Lost Souls

Published in The Guardian, Weds 17 Feb 1999

Rebecca Leathlean wanted a decent home for her ailing mother. Mrs Thatcher didn’t help

Just before Christmas last year I was told that my mother, aged 74 and mentally ill, was to be made homeless. The number of residents at the private care home where she lived had fallen from 19 to just five following dwindling referrals from social services. My mother and four other frail, confused residents aged between 74 and 98 were to find new accommodation by December 28.

During her 19 years in care, my mother was buffeted by the forces of social policy. In the early 1980s she was moved out of a large NHS asylum in Margaret Thatcher’s drive to privatise the care system. In the unregulated free-for-all that followed, my mother suffered shoddy care in a succession of substandard homes before the adequate one we finally found for her was taken over by a family which, it later transpired, had employed staff with criminal convictions for assault.

The next home – the first good one – was closed down just one year after Mum moved in: the council turned it into flats. Finally, we found James House, a beautiful old home on the edge of Dartmoor run by enlightened managers and caring staff. This wonderful place was her home for eight years, but then the whole sorry saga started again. This time the upheaval was due to the care-in-the-community policy, under which state funding for care is cash-limited and controlled by local authorities. There is no longer enough to fund private as well as state homes. Private managers are going bankrupt – unable even to sell their businesses as, in the current climate, nobody will buy them. Elderly people are being forced to move and many care staff are being made homeless and redundant.

On December 23 I travelled from London to Devon to see the new home that had been chosen for my mother. Sadly, I noted the identical chairs lined up around the walls, the televisions playing loudly in communal rooms. On the positive side, I was glad to meet kind staff, and relieved the new place was clean, apparently efficient and less than a mile from the old one. Then I paid a last visit to James House. The big old building was almost deserted. Five residents wandered like lost souls through empty rooms. I watched my mother curled up on her favourite sofa; a carer who had been with her throughout her years there gently stroked her hair as she passed. Later, Mum walked around a little, touching a chair, a picture, a shelf. “She always touches the same things,” said the carer. It pained me to think how Mum would feel in a strange house, with no familiar people or objects.

After she arrived, I was assured, by both phone and two letters, that she was absolutely fine, (“settling in very well please don’t worry”). Relieved, I postponed my first visit and took a planned week’s holiday and returned on January 26. When I phoned to see how Mum was, and to arrange a visit for the weekend, I was told she was dangerously ill. I went down the next morning – and arrived two hours after she died. Like many others this winter, Mum fell victim to a chest infection. The official cause of death was broncho-pneumonia. The next day, the doctor told me she’d had a minor flu attack early in January. Nobody seemed very surprised that Mum wasn’t the only one of the homeless five to have died – another old woman from James House died just before her. Both had survived less than a month after the move.

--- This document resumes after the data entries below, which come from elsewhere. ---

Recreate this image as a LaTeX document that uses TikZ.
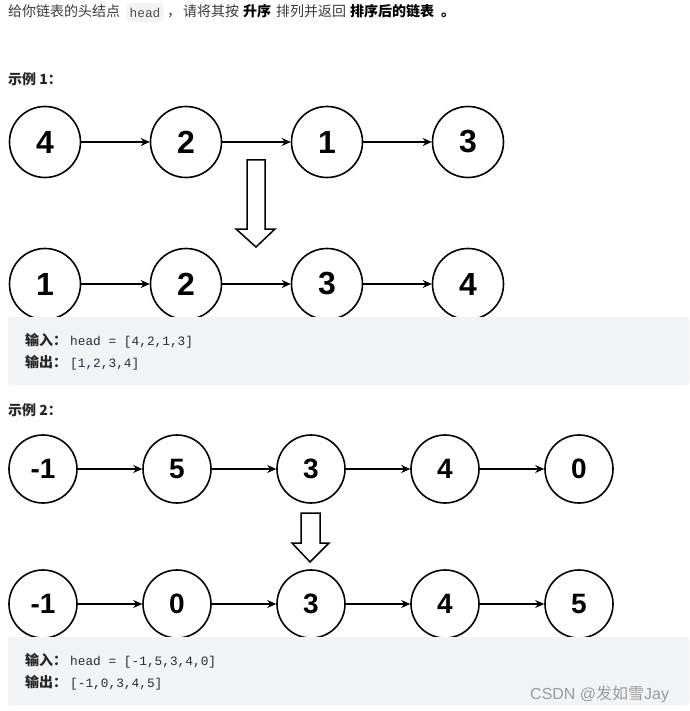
\documentclass[tikz,border=0pt]{standalone}
\usepackage{fontspec}
\setmainfont{Liberation Sans}
\setmonofont{Liberation Mono}
\newfontfamily\cjk{Noto Sans CJK SC}
\usetikzlibrary{arrows.meta}
\definecolor{txt}{HTML}{3A3A3A}
\definecolor{boxgray}{HTML}{F2F3F5}
\definecolor{codecol}{HTML}{2B2B3A}
\definecolor{wm}{HTML}{9A9A9A}
\tikzset{
  lnode/.style={circle, draw, line width=1.6pt, minimum size=71pt, inner sep=0pt, font=\fontsize{32}{32}\selectfont\bfseries},
  snode/.style={circle, draw, line width=1.6pt, minimum size=68pt, inner sep=0pt, font=\fontsize{28}{28}\selectfont\bfseries},
  link/.style={-{Stealth[length=9pt,width=8pt]}, line width=1.3pt},
  bigarrow/.style={draw, line width=1.5pt, fill=white, line join=miter},
  para/.style={anchor=base west, inner sep=0pt, text=txt, font=\cjk\fontsize{14}{15}\selectfont},
  parab/.style={para, text=black, font=\cjk\fontsize{14}{15}\selectfont\bfseries},
  codebox/.style={fill=boxgray, rounded corners=3pt, draw=none},
  lbl/.style={anchor=base west, inner sep=0pt, text=black!85, font=\cjk\fontsize{14}{15}\selectfont\bfseries},
  code/.style={anchor=base west, inner sep=0pt, text=codecol, font=\ttfamily\fontsize{12.8}{14}\selectfont},
}
\begin{document}
\begin{tikzpicture}[x=1pt, y=-1pt]
\useasboundingbox[fill=white] (0,0) rectangle (689,711);

% top sentence
\node[para] (t1) at (8,17) {给你链表的头结点};
\node[codebox, minimum width=37pt, minimum height=19pt, inner sep=0pt] (hb) at (145,12.5) {};
\node[inner sep=0pt, text=black!70, font=\ttfamily\fontsize{12.8}{14}\selectfont] (ht) at (hb.center) {head};
\node[para] (t2) at (167,17) {，};
\node[para] (t3) at (183,17) {请将其按};
\node[parab] (t4) at (243,17) {升序};
\node[para] (t5) at (276,17) {排列并返回};
\node[parab] (t6) at (350,17) {排序后的链表};
\node[parab] (t7) at (441,17) {。};

% example 1
\node[lbl] (ex1) at (8,85) {示例 1：};
\node[lnode] (a1) at (45,142) {4};
\node[lnode] (a2) at (186,142) {2};
\node[lnode] (a3) at (327,142) {1};
\node[lnode] (a4) at (468,142) {3};
\draw[link] (a1) -- (a2);
\draw[link] (a2) -- (a3);
\draw[link] (a3) -- (a4);

\draw[bigarrow] (247,160) -- (265,160) -- (265,229) -- (275,229) -- (256,247) -- (236,229) -- (247,229) -- cycle;

\node[lnode] (b1) at (45,284) {1};
\node[lnode] (b2) at (186,284) {2};
\node[lnode] (b3) at (327,284) {3};
\node[lnode] (b4) at (468,284) {4};
\draw[link] (b1) -- (b2);
\draw[link] (b2) -- (b3);
\draw[link] (b3) -- (b4);

\fill[boxgray, rounded corners=3pt] (8,317) rectangle (689,385);
\node[lbl] (in1) at (25,345) {输入：};
\node[code] (inc1) at (70,345) {head = [4,2,1,3]};
\node[lbl] (out1) at (25,367) {输出：};
\node[code] (outc1) at (70,367) {[1,2,3,4]};

% example 2
\node[lbl] (ex2) at (8,415) {示例 2：};
\node[snode] (c1) at (43,469) {-1};
\node[snode] (c2) at (177,469) {5};
\node[snode] (c3) at (311,469) {3};
\node[snode] (c4) at (445,469) {4};
\node[snode] (c5) at (579,469) {0};
\draw[link] (c1) -- (c2);
\draw[link] (c2) -- (c3);
\draw[link] (c3) -- (c4);
\draw[link] (c4) -- (c5);

\draw[bigarrow] (301,513) -- (320,513) -- (320,543) -- (329,543) -- (310,562) -- (292,543) -- (301,543) -- cycle;

\node[snode] (d1) at (43,604) {-1};
\node[snode] (d2) at (177,604) {0};
\node[snode] (d3) at (311,604) {3};
\node[snode] (d4) at (445,604) {4};
\node[snode] (d5) at (579,604) {5};
\draw[link] (d1) -- (d2);
\draw[link] (d2) -- (d3);
\draw[link] (d3) -- (d4);
\draw[link] (d4) -- (d5);

\fill[boxgray, rounded corners=3pt] (8,637) rectangle (689,705);
\node[lbl] (in2) at (25,665) {输入：};
\node[code] (inc2) at (70,665) {head = [-1,5,3,4,0]};
\node[lbl] (out2) at (25,687) {输出：};
\node[code] (outc2) at (70,687) {[-1,0,3,4,5]};

\node[anchor=base west, inner sep=0pt, text=wm, font=\fontsize{16}{17}\selectfont] (wmk) at (530,699) {CSDN @{\cjk 发如雪}Jay};
\end{tikzpicture}
\end{document}
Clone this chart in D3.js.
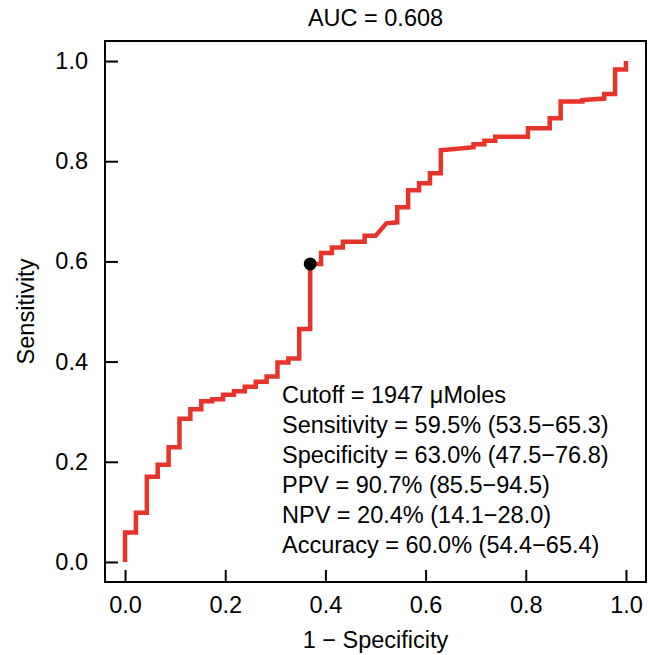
<!DOCTYPE html>
<html>
<head>
<meta charset="utf-8">
<script src="https://cdn.jsdelivr.net/npm/d3@7"></script>
<style>
  html, body { margin: 0; padding: 0; background: #fff; }
  svg text { font-family: "Liberation Sans", Arial, Helvetica, sans-serif; fill: #000; }
</style>
</head>
<body>
<svg id="chart" width="648" height="655"></svg>
<script>
// ROC curve vertices (1 - specificity, sensitivity)
const fpr = [0,0,0.0217,0.0217,0.0435,0.0435,0.0652,0.0652,0.0870,0.0870,0.1087,0.1087,0.1304,0.1304,0.1522,0.1522,0.1739,0.1739,0.1957,0.1957,0.2174,0.2174,0.2391,0.2391,0.2609,0.2609,0.2826,0.2826,0.3043,0.3043,0.3261,0.3261,0.3478,0.3478,0.3696,0.3696,0.3913,0.3913,0.4130,0.4130,0.4348,0.4348,0.4783,0.4783,0.5000,0.5217,0.5435,0.5435,0.5652,0.5652,0.5870,0.5870,0.6087,0.6087,0.6304,0.6304,0.6957,0.6957,0.7174,0.7174,0.7391,0.7391,0.8043,0.8043,0.8478,0.8478,0.8696,0.8696,0.9130,0.9130,0.9565,0.9565,0.9783,0.9783,1,1];
const tpr = [0,0.059,0.059,0.098,0.098,0.170,0.170,0.194,0.194,0.229,0.229,0.286,0.286,0.305,0.305,0.321,0.321,0.325,0.325,0.334,0.334,0.341,0.341,0.350,0.350,0.360,0.360,0.370,0.370,0.398,0.398,0.406,0.406,0.465,0.465,0.595,0.595,0.617,0.617,0.628,0.628,0.639,0.639,0.651,0.651,0.676,0.678,0.708,0.708,0.742,0.742,0.756,0.756,0.776,0.776,0.822,0.828,0.834,0.834,0.841,0.841,0.849,0.849,0.866,0.866,0.886,0.886,0.919,0.919,0.922,0.925,0.934,0.934,0.983,0.983,1];

const cutoffPoint = { fpr: 0.3696, tpr: 0.595 };
const titleText = "AUC = 0.608";
const xLabel = "1 \u2212 Specificity";
const yLabel = "Sensitivity";
const tickValues = [0, 0.2, 0.4, 0.6, 0.8, 1.0];
const statLines = [
  "Cutoff = 1947 \u03bcMoles",
  "Sensitivity = 59.5% (53.5\u221265.3)",
  "Specificity = 63.0% (47.5\u221276.8)",
  "PPV = 90.7% (85.5\u221294.5)",
  "NPV = 20.4% (14.1\u221228.0)",
  "Accuracy = 60.0% (54.4\u221265.4)"
];

const svg = d3.select("#chart");
const pLeft = 105, pRight = 646, pTop = 41, pBottom = 582;
const x = d3.scaleLinear().domain([-0.04, 1.04]).range([pLeft, pRight]);
const y = d3.scaleLinear().domain([-0.04, 1.04]).range([pBottom, pTop]);
const fs = 23.5;

// X axis
const gx = svg.append("g").attr("transform", `translate(0,${pBottom})`)
  .call(d3.axisBottom(x).tickValues(tickValues).tickFormat(d3.format(".1f"))
    .tickSizeInner(-12).tickSizeOuter(0).tickPadding(14));
gx.select(".domain").remove();
gx.selectAll(".tick line").attr("stroke", "#000").attr("stroke-width", 2);
gx.selectAll(".tick text").attr("font-size", fs).attr("font-family", "Liberation Sans, Arial, sans-serif");

// Y axis
const gy = svg.append("g").attr("transform", `translate(${pLeft},0)`)
  .call(d3.axisLeft(y).tickValues(tickValues).tickFormat(d3.format(".1f"))
    .tickSizeInner(-13).tickSizeOuter(0).tickPadding(17));
gy.select(".domain").remove();
gy.selectAll(".tick line").attr("stroke", "#000").attr("stroke-width", 2);
gy.selectAll(".tick text").attr("font-size", fs).attr("font-family", "Liberation Sans, Arial, sans-serif");

// Box
svg.append("rect").attr("x", pLeft).attr("y", pTop)
  .attr("width", pRight - pLeft).attr("height", pBottom - pTop)
  .attr("fill", "none").attr("stroke", "#000").attr("stroke-width", 2);

// ROC curve
const pts = fpr.map((d, i) => [d, tpr[i]]);
svg.append("path").datum(pts)
  .attr("d", d3.line().x(d => x(d[0])).y(d => y(d[1])))
  .attr("fill", "none").attr("stroke", "#e8332a").attr("stroke-width", 4.5)
  .attr("stroke-linejoin", "miter").attr("stroke-linecap", "butt");

// Cutoff point
svg.append("circle").attr("cx", x(cutoffPoint.fpr)).attr("cy", y(cutoffPoint.tpr))
  .attr("r", 6.5).attr("fill", "#000");

// Stats text
svg.append("g").selectAll("text").data(statLines).join("text")
  .attr("x", 282).attr("y", (d, i) => 395 + i * 30)
  .attr("dy", "0.35em").attr("font-size", fs).text(d => d);

// Title & labels
svg.append("text").attr("x", (pLeft + pRight) / 2).attr("y", 18).attr("dy", "0.35em")
  .attr("text-anchor", "middle").attr("font-size", fs).text(titleText);
svg.append("text").attr("x", (pLeft + pRight) / 2).attr("y", 640).attr("dy", "0.35em")
  .attr("text-anchor", "middle").attr("font-size", fs).text(xLabel);
svg.append("text").attr("transform", `translate(26,${(pTop + pBottom) / 2}) rotate(-90)`)
  .attr("dy", "0.35em").attr("text-anchor", "middle").attr("font-size", fs).text(yLabel);
</script>
</body>
</html>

My mother was buried last week in a tiny churchyard on the edge of the moor she had loved so much as a young woman. Her body was laid to rest close to her parents’ grave, which is blooming with spring flowers Mum herself planted nearly 40 years ago. The funeral was one of celebration, of a woman of great depth, intelligence, creativity and affection; a loving, joyful spirit, free again.

 

The royal commission on long-term care reports early next month, with a list of recommendations for the welfare of the elderly in care. To these I would add this plea: stop throwing old people out of their residential homes at a time of life when they are at their weakest and most vulnerable.

The people of James House and all the other homes being closed to save money may seem “no more” than old, mentally-ill bodies of little consequence; but each in their time was a vibrant, vital individual – they still have feelings and they still matter. Many have suffered hugely. Surely they deserve to end their days in peace and security – regardless of the cost.

•The Relatives & Residents Association provides advice to families with relatives in long-term care.